Return the material word for word. Do not include pictures.

== DATASET EXCERPT ==

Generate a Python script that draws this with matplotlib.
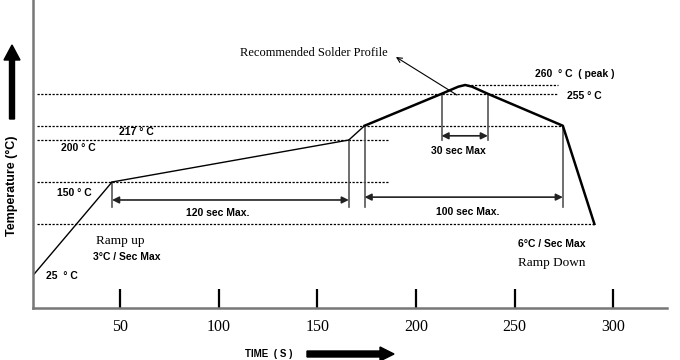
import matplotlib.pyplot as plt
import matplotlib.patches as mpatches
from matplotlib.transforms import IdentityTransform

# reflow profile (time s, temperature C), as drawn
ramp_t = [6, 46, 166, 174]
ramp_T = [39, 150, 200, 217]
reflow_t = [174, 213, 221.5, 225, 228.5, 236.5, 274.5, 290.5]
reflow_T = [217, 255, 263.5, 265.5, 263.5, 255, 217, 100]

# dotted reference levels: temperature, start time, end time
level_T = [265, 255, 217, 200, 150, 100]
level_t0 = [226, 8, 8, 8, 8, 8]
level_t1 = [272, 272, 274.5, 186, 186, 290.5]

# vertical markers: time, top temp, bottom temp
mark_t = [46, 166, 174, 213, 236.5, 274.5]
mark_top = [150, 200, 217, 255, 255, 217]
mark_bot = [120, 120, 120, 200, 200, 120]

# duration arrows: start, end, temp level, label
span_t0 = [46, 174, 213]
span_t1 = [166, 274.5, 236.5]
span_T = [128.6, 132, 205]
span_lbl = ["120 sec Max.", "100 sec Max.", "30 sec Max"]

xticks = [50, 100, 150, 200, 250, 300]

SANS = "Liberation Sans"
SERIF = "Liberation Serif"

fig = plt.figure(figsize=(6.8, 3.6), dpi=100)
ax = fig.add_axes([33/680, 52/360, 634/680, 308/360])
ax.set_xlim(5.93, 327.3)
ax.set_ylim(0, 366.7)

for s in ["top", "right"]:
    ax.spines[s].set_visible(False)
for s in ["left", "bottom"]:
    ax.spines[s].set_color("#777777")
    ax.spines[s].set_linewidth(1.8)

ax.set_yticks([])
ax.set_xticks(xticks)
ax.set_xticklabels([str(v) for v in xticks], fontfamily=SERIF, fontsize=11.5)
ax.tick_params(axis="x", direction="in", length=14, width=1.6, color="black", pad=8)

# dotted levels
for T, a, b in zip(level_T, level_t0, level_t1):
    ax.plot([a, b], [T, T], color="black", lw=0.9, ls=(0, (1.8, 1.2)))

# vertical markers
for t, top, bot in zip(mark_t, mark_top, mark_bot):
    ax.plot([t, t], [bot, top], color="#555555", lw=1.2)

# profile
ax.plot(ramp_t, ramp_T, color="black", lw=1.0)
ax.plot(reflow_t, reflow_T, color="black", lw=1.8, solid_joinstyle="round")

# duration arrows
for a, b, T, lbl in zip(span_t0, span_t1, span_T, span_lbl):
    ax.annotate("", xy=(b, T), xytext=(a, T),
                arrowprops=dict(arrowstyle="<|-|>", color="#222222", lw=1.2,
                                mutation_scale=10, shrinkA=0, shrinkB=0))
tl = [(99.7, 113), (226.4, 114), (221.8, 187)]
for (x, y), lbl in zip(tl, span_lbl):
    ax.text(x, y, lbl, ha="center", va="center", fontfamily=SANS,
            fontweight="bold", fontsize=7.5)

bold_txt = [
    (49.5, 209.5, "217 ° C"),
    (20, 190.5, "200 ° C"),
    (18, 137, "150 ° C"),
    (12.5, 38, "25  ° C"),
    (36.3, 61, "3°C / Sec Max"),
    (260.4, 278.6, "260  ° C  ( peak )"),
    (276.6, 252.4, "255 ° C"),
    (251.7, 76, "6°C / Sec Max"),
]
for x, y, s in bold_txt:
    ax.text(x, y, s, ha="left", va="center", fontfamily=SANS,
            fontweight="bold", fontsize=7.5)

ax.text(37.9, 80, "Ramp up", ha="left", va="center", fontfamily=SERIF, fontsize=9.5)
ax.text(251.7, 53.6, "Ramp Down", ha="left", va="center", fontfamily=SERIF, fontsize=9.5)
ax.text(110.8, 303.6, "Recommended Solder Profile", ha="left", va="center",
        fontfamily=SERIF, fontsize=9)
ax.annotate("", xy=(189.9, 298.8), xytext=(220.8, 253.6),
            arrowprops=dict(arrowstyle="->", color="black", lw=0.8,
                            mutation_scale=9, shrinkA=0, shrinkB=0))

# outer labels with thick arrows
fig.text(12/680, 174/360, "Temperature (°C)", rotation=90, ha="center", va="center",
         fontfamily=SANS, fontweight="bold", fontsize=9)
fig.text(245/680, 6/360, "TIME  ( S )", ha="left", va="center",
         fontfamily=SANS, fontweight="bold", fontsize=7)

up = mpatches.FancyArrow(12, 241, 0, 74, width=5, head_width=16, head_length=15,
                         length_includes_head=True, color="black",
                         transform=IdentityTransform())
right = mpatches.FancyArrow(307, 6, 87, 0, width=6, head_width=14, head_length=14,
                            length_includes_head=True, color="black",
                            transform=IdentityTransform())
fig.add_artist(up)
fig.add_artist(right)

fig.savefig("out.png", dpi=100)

===

REPLY:
Generate a Python script that draws this with matplotlib.
import matplotlib.pyplot as plt
import matplotlib.patches as mpatches
from matplotlib.transforms import IdentityTransform

# reflow profile (time s, temperature C), as drawn
ramp_t = [6, 46, 166, 174]
ramp_T = [39, 150, 200, 217]
reflow_t = [174, 213, 221.5, 225, 228.5, 236.5, 274.5, 290.5]
reflow_T = [217, 255, 263.5, 265.5, 263.5, 255, 217, 100]

# dotted reference levels: temperature, start time, end time
level_T = [265, 255, 217, 200, 150, 100]
level_t0 = [226, 8, 8, 8, 8, 8]
level_t1 = [272, 272, 274.5, 186, 186, 290.5]

# vertical markers: time, top temp, bottom temp
mark_t = [46, 166, 174, 213, 236.5, 274.5]
mark_top = [150, 200, 217, 255, 255, 217]
mark_bot = [120, 120, 120, 200, 200, 120]

# duration arrows: start, end, temp level, label
span_t0 = [46, 174, 213]
span_t1 = [166, 274.5, 236.5]
span_T = [128.6, 132, 205]
span_lbl = ["120 sec Max.", "100 sec Max.", "30 sec Max"]

xticks = [50, 100, 150, 200, 250, 300]

SANS = "Liberation Sans"
SERIF = "Liberation Serif"

fig = plt.figure(figsize=(6.8, 3.6), dpi=100)
ax = fig.add_axes([33/680, 52/360, 634/680, 308/360])
ax.set_xlim(5.93, 327.3)
ax.set_ylim(0, 366.7)

for s in ["top", "right"]:
    ax.spines[s].set_visible(False)
for s in ["left", "bottom"]:
    ax.spines[s].set_color("#777777")
    ax.spines[s].set_linewidth(1.8)

ax.set_yticks([])
ax.set_xticks(xticks)
ax.set_xticklabels([str(v) for v in xticks], fontfamily=SERIF, fontsize=11.5)
ax.tick_params(axis="x", direction="in", length=14, width=1.6, color="black", pad=8)

# dotted levels
for T, a, b in zip(level_T, level_t0, level_t1):
    ax.plot([a, b], [T, T], color="black", lw=0.9, ls=(0, (1.8, 1.2)))

# vertical markers
for t, top, bot in zip(mark_t, mark_top, mark_bot):
    ax.plot([t, t], [bot, top], color="#555555", lw=1.2)

# profile
ax.plot(ramp_t, ramp_T, color="black", lw=1.0)
ax.plot(reflow_t, reflow_T, color="black", lw=1.8, solid_joinstyle="round")

# duration arrows
for a, b, T, lbl in zip(span_t0, span_t1, span_T, span_lbl):
    ax.annotate("", xy=(b, T), xytext=(a, T),
                arrowprops=dict(arrowstyle="<|-|>", color="#222222", lw=1.2,
                                mutation_scale=10, shrinkA=0, shrinkB=0))
tl = [(99.7, 113), (226.4, 114), (221.8, 187)]
for (x, y), lbl in zip(tl, span_lbl):
    ax.text(x, y, lbl, ha="center", va="center", fontfamily=SANS,
            fontweight="bold", fontsize=7.5)

bold_txt = [
    (49.5, 209.5, "217 ° C"),
    (20, 190.5, "200 ° C"),
    (18, 137, "150 ° C"),
    (12.5, 38, "25  ° C"),
    (36.3, 61, "3°C / Sec Max"),
    (260.4, 278.6, "260  ° C  ( peak )"),
    (276.6, 252.4, "255 ° C"),
    (251.7, 76, "6°C / Sec Max"),
]
for x, y, s in bold_txt:
    ax.text(x, y, s, ha="left", va="center", fontfamily=SANS,
            fontweight="bold", fontsize=7.5)

ax.text(37.9, 80, "Ramp up", ha="left", va="center", fontfamily=SERIF, fontsize=9.5)
ax.text(251.7, 53.6, "Ramp Down", ha="left", va="center", fontfamily=SERIF, fontsize=9.5)
ax.text(110.8, 303.6, "Recommended Solder Profile", ha="left", va="center",
        fontfamily=SERIF, fontsize=9)
ax.annotate("", xy=(189.9, 298.8), xytext=(220.8, 253.6),
            arrowprops=dict(arrowstyle="->", color="black", lw=0.8,
                            mutation_scale=9, shrinkA=0, shrinkB=0))

# outer labels with thick arrows
fig.text(12/680, 174/360, "Temperature (°C)", rotation=90, ha="center", va="center",
         fontfamily=SANS, fontweight="bold", fontsize=9)
fig.text(245/680, 6/360, "TIME  ( S )", ha="left", va="center",
         fontfamily=SANS, fontweight="bold", fontsize=7)

up = mpatches.FancyArrow(12, 241, 0, 74, width=5, head_width=16, head_length=15,
                         length_includes_head=True, color="black",
                         transform=IdentityTransform())
right = mpatches.FancyArrow(307, 6, 87, 0, width=6, head_width=14, head_length=14,
                            length_includes_head=True, color="black",
                            transform=IdentityTransform())
fig.add_artist(up)
fig.add_artist(right)

fig.savefig("out.png", dpi=100)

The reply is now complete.